Thursday, November 17, 2005


En las alas del deseo

Uno llega a las ciudades por diferentes motivos. No siempre son las ganas de ver los grandes monumentos –que generalmente ya hemos visto al televisor– sino recuerdos, sueños, deseos y evocaciones. Entre lo cierto y lo ficticio, imposible saber. Sin embargo, uno se da cuenta al final de cuentas –valga el recurso– hasta que ha pasado el tiempo adecuado. Y éste, ¿cuál será? Pues justamente ahí está el meollo de nuestra existencia, no sólo en cuanto a viajes o ciudades nuevas, sino a vidas vividas en el instante o en el futro que seguramente nunca llegará tal cual deseamos. Un hueco y todo se vuelve una jarra de porcelana en manos de un niño de apenas dos años; un ligero trastabilleo y el universo cae de bruces.
Yo llegué a Berlín en las alas del deseo o, mejor aún, tan lejos, tan cerca, tarareando y murmullando la tonada de Bono, al lado de la bellísima Natasha Kinski y su mirada de ángel –porque es un ángel– a través del marco de Wim Wenders. Durante muchos años de mi vida he viajado a través de la pantalla de cine. La televisión apenas si la he visto; de hecho, nunca he tenido una televisión propia. Recuerdo que en cierta ocasión mientras compartía departamento con un amigo colombiano en la calle Haro en Vancouver, decidimos rentar una TV de 50 pulgadas sólo para jugar Playstation. Parecerá absurdo pero era cosa seria. Yo sabía los nombres y las características de los jugadores y equipos de la NBA gracias a los videojuegos; Leo se quedaba jugando todo el día, mientras vivía su refugio canadiense y su exilio permanente debido a ser demasiado millonario en Colombia y temer ser secuestrado si volvía. Sólo nos duró 4 meses el gusto: habíamos contratado por 3 meses pero, al no pagar el cuarto, llegaron los de la tienda a recoger su equipo. En cambio, el cine siempre ha estado cerca de mi: en la Pacifique Cinematheque de Vancouver vi mi primer película de arte, larga, aburrida y sorprendente: Solaris de Tarkovski. A partir de ahí comenzó mi interés por el cine hasta ir casi todos los días en ciertas temporadas, sobre todo cuando hay muestras.

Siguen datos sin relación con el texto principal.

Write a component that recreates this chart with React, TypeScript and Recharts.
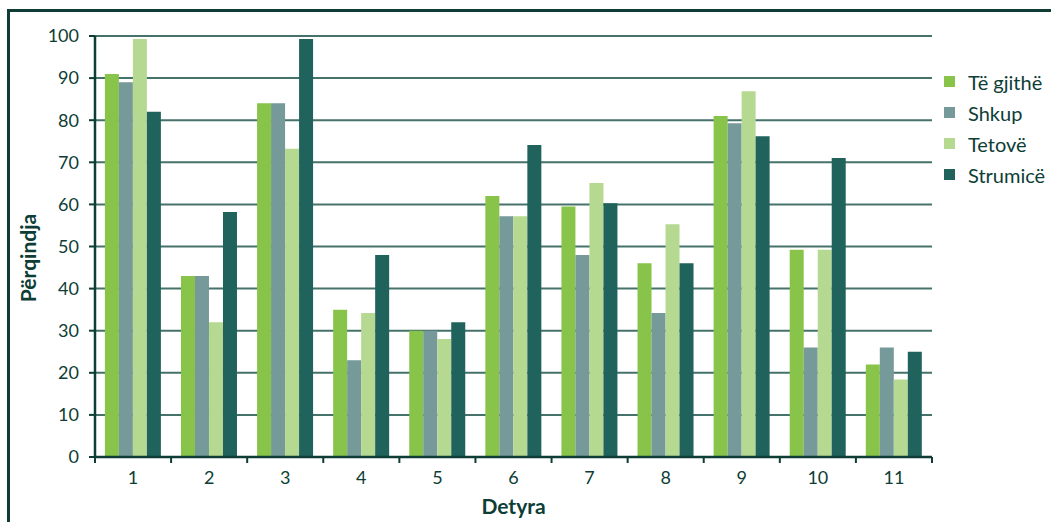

El cine de Wim Wenders se convirtió en mi favorito después de ver Tan lejos, tan cerca y admirarme de la vida de los ángeles caídos y su deseo de sacrificar la eternidad por unos cuantos momentos de amor intenso y terrestre. La belleza, la magia y el asombro se combinaban para crear una atmósfera de esperanza: aunque a veces uno se siente solo en el mundo siempre esta por ahí su ángel guardián. Y no es sólo uno: andan sueltos por el mundo, los que han decidido caer y los que siguen mirando desde arriba y descendiendo cuando un alma cae. Y todas estos ascensos y descensos no podrían haber sido explorados cinematográficamente de una mejor manera que desde las alas de la Reina de la Victoria en Berlín, ciudad que fue destruida, cambiada y reconstruida en unos cuantos años, donde se siente un aire de cambio y progreso aunado a la nostalgia de los tiempos que se van y no han de volver. Caminando por el Tiergarten uno puede sentir una dualidad: abajo las prisas de los hombres, arriba la tranquilidad de los ángeles.
Wenders es un viajero permanente, un hombre que toma la cámara como revolver y sale a disparar al mundo, a captar lo bueno de la existencia, de esa prisa permanente por encontrar la tranquilidad y los buenos sentimientos. Y así descubre a Madredeus, con sus guitarras y, de nuevo, una voz angelical. Con una cámara en manos de un niño y un micrófono sale a registrar los sonidos de Lisboa y narra su historia mediante la música. Luego viaja a Australia donde cuenta la historia de una máquina que permite ver lo que una persona está imaginando. La obsesión por las imágenes nos lleva a querer retratar y cuantificar toda la realidad: aquí es la vista y la memoria lo más importante para el hombre. después viaja a Los Angeles, al Hotel del Millón de Dólares donde viven seres abandonados por el sistema, exiliados en su misma ciudad, en su propia realidad. Con esto demuestra que no es necesario el traslado a una región remotísima para viajar, para mover la concepción del mundo. Un hombre muere y, a partir de este punto, la vida gira para todos los habitantes del hotel. Si Natasha fue la diva de Paris, Texas y Tan lejos, tan cerca, ahora es Mila Jovovich la que brinda la belleza femenina a la pantalla. Con su parte de locura y desesperación, sus ojos a medio mirar y su sonrisa apagada por el llanto, Mila sigue dando esperanza a uno que otro loco del lugar.
Quedan películas por contar, lugares por recorrer, mujeres por amar. Queda vida, sobre todo vida, en las alas del deseo.